Sumptuousness in a tiny-budget film

And do you think the movie makes New Jersey seem like, in its natural features, closer to the Philippines than it really is? I think The Station Agent, perhaps despite what Tom McCarthy wanted to capture, gets this aspect of the state, or this element of an esthetic strategy, down well. In sum, if I were to set a movie in New Jersey and make a point of depicting “place” in this state, I would have my own idea how to exercise fidelity to the real layout of things here. But I still overlook McCarthy’s not quite doing this, and I salute him for what he does do with place in this film on his own terms. I would say, “Yes, outsiders, you can accept as not far from valid a depiction of New Jersey as a riot of summer greenery and cricket song along with Western-like railroads; just don’t think, for instance, that there is a Newfoundland library a walk away from the real-life depot that is fictional Fin’s home, with Michelle Williams sitting for a cigarette break on the front steps.”

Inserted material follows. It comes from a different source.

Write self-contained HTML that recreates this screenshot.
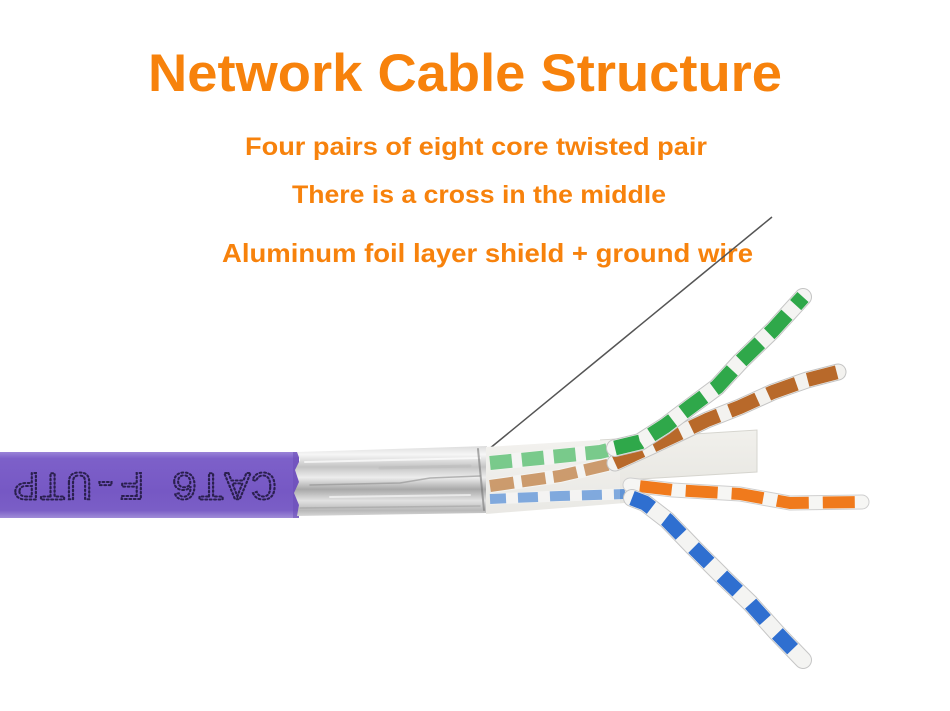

There was a lot more I said in a piece that was originally conceived as a print article, but I think I’ve said enough to recommend this film. Also, if you can get the DVD version, watch it not only without actor commentary, but then with. The three main actors (Dinklage, Cannavale, and Clarkson) are joined by director McCarthy in a fun and friendly burbling of comments that’s like having a group of cool friends over for a rousing movie night.